What to produce: Set the lines down again exactly, first line through the line that contains "from bokeh.resources import INLINE", with no pictures.

Data section:
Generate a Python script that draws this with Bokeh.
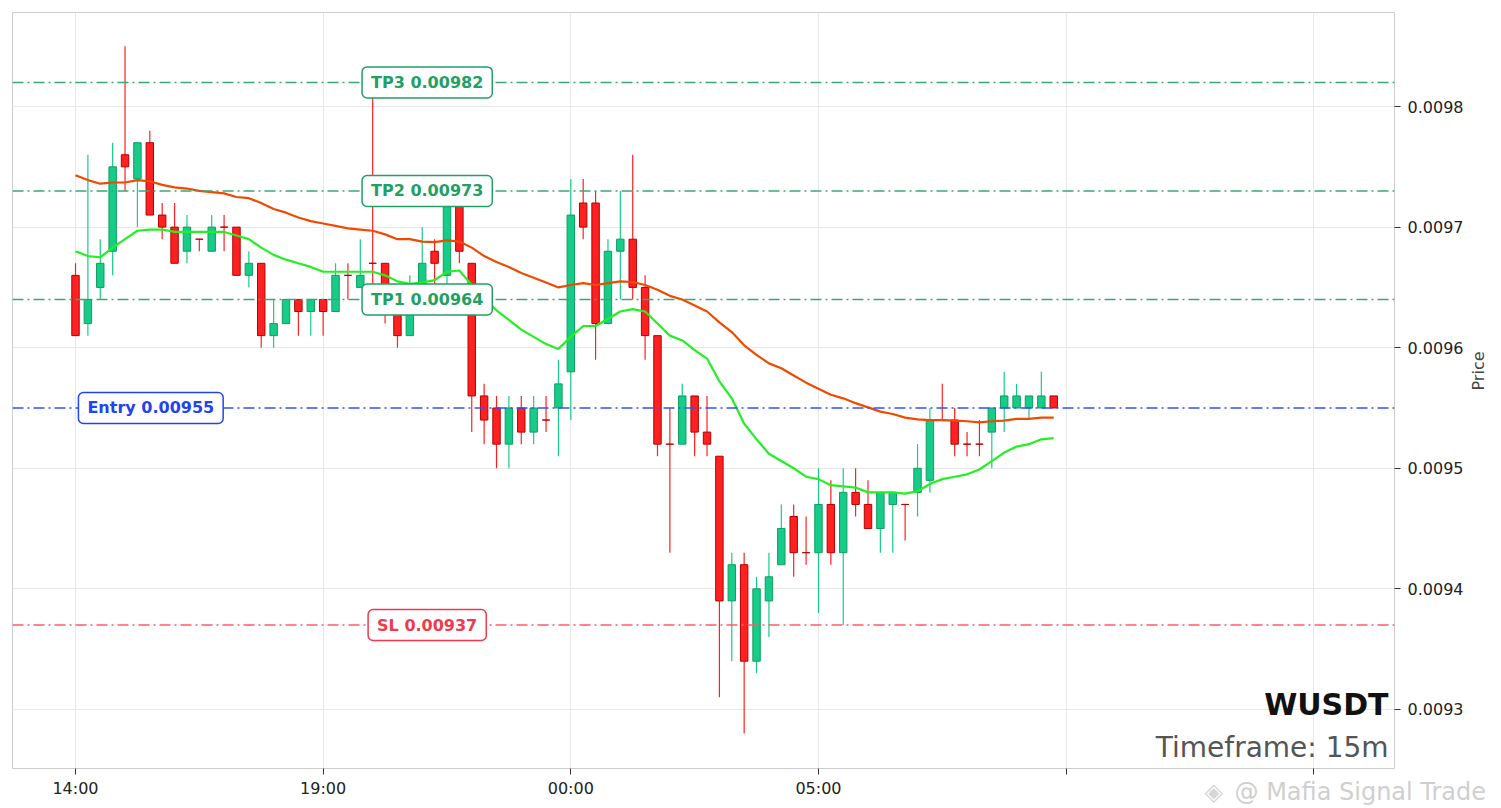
import math

import numpy as np
import pandas as pd
from bokeh.plotting import figure
from bokeh.models import ColumnDataSource, Range1d, Span, Label, FixedTicker, NumeralTickFormatter
from bokeh.embed import file_html
from bokeh.resources import INLINE


symbol = "WUSDT"
timeframe = "15m"
start = "2025-01-20 14:00"

# OHLC, in units of 0.00001
opens = [966, 962, 965, 968, 976, 974, 977, 971, 970, 968,
         969, 968, 970, 970, 966, 967, 961, 962, 964, 963,
         964, 963, 966, 965, 967, 967, 963, 961, 965, 968,
         966, 972, 967, 956, 955, 952, 955, 953, 954, 955,
         958, 972, 972, 962, 968, 969, 965, 961, 952, 952,
         956, 953, 951, 939, 942, 934, 939, 942, 946, 943,
         943, 947, 943, 948, 947, 945, 947, 947, 948, 949,
         954, 954, 952, 952, 953, 955, 955, 955, 955, 956]
highs = [967, 976, 969, 977, 985, 977, 978, 972, 972, 971,
         969, 971, 971, 970, 968, 967, 964, 964, 964, 964,
         964, 967, 967, 969, 981, 967, 963, 966, 970, 969,
         974, 973, 967, 957, 956, 956, 956, 956, 956, 959,
         974, 974, 973, 969, 973, 976, 966, 961, 955, 957,
         956, 956, 951, 943, 943, 941, 943, 947, 947, 946,
         950, 949, 950, 950, 949, 948, 948, 947, 952, 955,
         957, 955, 953, 954, 955, 958, 957, 956, 958, 956]
lows = [961, 961, 964, 966, 973, 970, 971, 969, 967, 967,
        968, 968, 968, 966, 965, 960, 960, 962, 961, 961,
        961, 963, 964, 965, 964, 962, 960, 961, 965, 965,
        965, 967, 953, 952, 950, 950, 952, 952, 953, 951,
        954, 969, 959, 962, 964, 964, 959, 951, 943, 952,
        951, 951, 931, 934, 928, 933, 936, 942, 941, 942,
        938, 942, 937, 946, 945, 943, 943, 944, 946, 948,
        954, 951, 951, 951, 950, 953, 955, 954, 955, 955]
closes = [961, 964, 967, 975, 975, 977, 971, 970, 967, 970,
          969, 970, 970, 966, 967, 961, 962, 964, 963, 964,
          963, 966, 966, 966, 967, 963, 961, 964, 967, 967,
          973, 968, 956, 954, 952, 955, 953, 955, 954, 957,
          971, 970, 962, 968, 969, 965, 961, 952, 952, 956,
          953, 952, 939, 942, 934, 940, 941, 945, 943, 943,
          947, 943, 948, 947, 945, 948, 948, 947, 950, 954,
          954, 952, 952, 952, 955, 956, 956, 956, 956, 955]

# moving averages, same units
ema_fast = [968.0, 967.6, 967.5, 968.3, 969.0, 969.7, 969.8, 969.8, 969.6, 969.6,
            969.6, 969.6, 969.6, 969.3, 969.0, 968.3, 967.7, 967.3, 967.0, 966.7,
            966.3, 966.3, 966.3, 966.3, 966.3, 966.0, 965.5, 965.3, 965.4, 965.6,
            966.3, 966.4, 965.2, 964.1, 963.1, 962.3, 961.5, 960.9, 960.3, 959.9,
            960.9, 961.8, 961.8, 962.4, 963.0, 963.2, 963.0, 962.0, 961.0, 960.6,
            959.8, 959.1, 957.2, 955.8, 953.7, 952.4, 951.2, 950.6, 950.0, 949.3,
            949.1, 948.6, 948.5, 948.4, 948.0, 948.0, 948.0, 947.9, 948.1, 948.7,
            949.1, 949.3, 949.5, 949.9, 950.6, 951.3, 951.8, 952.0, 952.4, 952.5]
ema_slow = [974.3, 973.9, 973.6, 973.7, 973.7, 973.9, 973.8, 973.5, 973.3, 973.2,
            973.0, 972.9, 972.8, 972.5, 972.4, 972.0, 971.5, 971.2, 970.8, 970.5,
            970.3, 970.1, 969.9, 969.8, 969.7, 969.4, 969.0, 969.0, 968.8, 968.75,
            968.9, 968.8, 968.3, 967.6, 967.1, 966.7, 966.2, 965.8, 965.4, 965.0,
            965.2, 965.35, 965.2, 965.35, 965.5, 965.45, 965.2, 964.8, 964.3, 964.0,
            963.5, 963.0, 962.1, 961.3, 960.2, 959.4, 958.7, 958.3, 957.7, 957.1,
            956.6, 956.1, 955.8, 955.4, 955.05, 954.7, 954.5, 954.2, 954.05, 954.0,
            954.0, 953.95, 953.9, 953.8, 953.9, 953.95, 954.1, 954.1, 954.2, 954.2]

level_names = ["TP3", "TP2", "TP1", "Entry", "SL"]
level_prices = [0.00982, 0.00973, 0.00964, 0.00955, 0.00937]

tick_times = ["2025-01-20 14:00", "2025-01-20 19:00", "2025-01-21 00:00",
              "2025-01-21 05:00", "2025-01-21 10:00", "2025-01-21 15:00"]
tick_labels = ["14:00", "19:00", "00:00", "05:00", "", ""]
price_ticks = [0.0093, 0.0094, 0.0095, 0.0096, 0.0097, 0.0098]

watermark = "@ Mafia Signal Trade"


def ms(ts):
    return int(pd.Timestamp(ts).value // 10**6)


unit = 1e-5
t = pd.date_range(start, periods=len(opens), freq="15min")
o = np.array(opens) * unit
h = np.array(highs) * unit
l = np.array(lows) * unit
c = np.array(closes) * unit
up = c > o

t0 = ms(start)
hour = 3600 * 1000

p = figure(x_axis_type="datetime", y_axis_location="right",
           frame_width=1382, frame_height=756,
           x_range=Range1d(t0 - 1.272 * hour, t0 + 26.63 * hour),
           y_range=Range1d(0.009251, 0.009878),
           min_border_left=12, min_border_top=12, min_border_right=0, min_border_bottom=0,
           toolbar_location=None, output_backend="svg")

p.background_fill_color = "white"
p.outline_line_color = "#cccccc"
p.xgrid.grid_line_color = "#e8e8e8"
p.ygrid.grid_line_color = "#e8e8e8"

# candles
green_fill, green_edge = "#17cc88", "#0f9e62"
red_fill, red_edge = "#ff2121", "#b40000"

for mask, fill, edge in [(up, green_fill, green_edge), (~up, red_fill, red_edge)]:
    src = ColumnDataSource(dict(t=t[mask], o=o[mask], h=h[mask], l=l[mask], c=c[mask],
                                top=np.maximum(o, c)[mask], bot=np.minimum(o, c)[mask]))
    p.segment(x0="t", y0="l", x1="t", y1="h", source=src, line_color=fill, line_width=1.2)
    p.vbar(x="t", width=15 * 60 * 1000 * 0.6, top="top", bottom="bot", source=src,
           fill_color=fill, line_color=edge, line_width=1)

# moving averages
p.line(t, np.array(ema_slow) * unit, line_color="#f04a00", line_width=2.2)
p.line(t, np.array(ema_fast) * unit, line_color="#22f022", line_width=2.2)

# trade levels
level_line = {"TP3": "#3aa874", "TP2": "#3aa874", "TP1": "#3aa874", "Entry": "#3050ff", "SL": "#ff5a6a"}
level_text = {"TP3": "#22a064", "TP2": "#22a064", "TP1": "#22a064", "Entry": "#2244ee", "SL": "#f03a4c"}
label_at = {"TP3": 21.1, "TP2": 21.1, "TP1": 21.1, "Entry": 15.52, "SL": 21.1}

for name, price in zip(level_names, level_prices):
    p.add_layout(Span(location=price, dimension="width", line_color=level_line[name],
                      line_width=1.4, line_dash="11 4 2 4"))
    hrs = label_at[name] - 14
    p.add_layout(Label(x=t0 + hrs * hour, y=price, text=f"{name} {price:.5f}",
                       text_align="center", text_baseline="middle",
                       text_font="DejaVu Sans", text_font_size="16px", text_font_style="bold",
                       text_color=level_text[name],
                       background_fill_color="white", border_line_color=level_text[name],
                       border_line_width=1.5, padding=(9, 6), border_radius=5))

# titles in the corner
p.add_layout(Label(x=t0 + 26.51 * hour, y=0.0093041, text=symbol, text_align="right",
                   text_baseline="alphabetic", text_font="DejaVu Sans", text_font_size="30px",
                   text_font_style="bold", text_color="#111111"))
p.add_layout(Label(x=t0 + 26.51 * hour, y=0.0092688, text=f"Timeframe: {timeframe}",
                   text_align="right", text_baseline="alphabetic", text_font="DejaVu Sans",
                   text_font_size="28px", text_color="#555555"))

# watermark over the bottom right corner, placed in canvas pixels so the frame does not clip it
p.add_layout(Label(x=1204, y=791, x_units="canvas", y_units="canvas", text="◈",
                   text_align="left", text_baseline="alphabetic",
                   text_font="DejaVu Sans", text_font_size="24px", text_color="#d6d6d6"), "below")
p.add_layout(Label(x=1234, y=791, x_units="canvas", y_units="canvas", text=watermark,
                   text_align="left", text_baseline="alphabetic",
                   text_font="DejaVu Sans", text_font_size="24px", text_color="#cfcfcf"), "below")

# axes
p.xaxis.ticker = FixedTicker(ticks=[ms(x) for x in tick_times])
p.xaxis.major_label_overrides = {ms(x): lab for x, lab in zip(tick_times, tick_labels)}
p.yaxis.ticker = FixedTicker(ticks=price_ticks)
p.yaxis.formatter = NumeralTickFormatter(format="0.0000")
p.yaxis.axis_label = "Price"
p.yaxis.axis_label_text_font_style = "normal"
p.yaxis.axis_label_text_font_size = "16px"
p.yaxis.axis_label_text_font = "DejaVu Sans"
p.yaxis.axis_label_standoff = 12
if hasattr(p.yaxis[0], "axis_label_orientation"):
    p.yaxis.axis_label_orientation = math.pi / 2

for ax in (p.xaxis, p.yaxis):
    ax.axis_line_color = None
    ax.major_tick_line_color = "#333333"
    ax.major_tick_in = 0
    ax.major_tick_out = 6
    ax.minor_tick_line_color = None
    ax.major_label_text_font = "DejaVu Sans"
    ax.major_label_text_font_size = "16px"
    ax.major_label_text_color = "#222222"
p.yaxis.major_label_standoff = 7
p.xaxis.major_label_standoff = 4

open("out.html", "w").write(file_html(p, INLINE))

Problem solution:
Generate a Python script that draws this with Bokeh.
import math

import numpy as np
import pandas as pd
from bokeh.plotting import figure
from bokeh.models import ColumnDataSource, Range1d, Span, Label, FixedTicker, NumeralTickFormatter
from bokeh.embed import file_html
from bokeh.resources import INLINE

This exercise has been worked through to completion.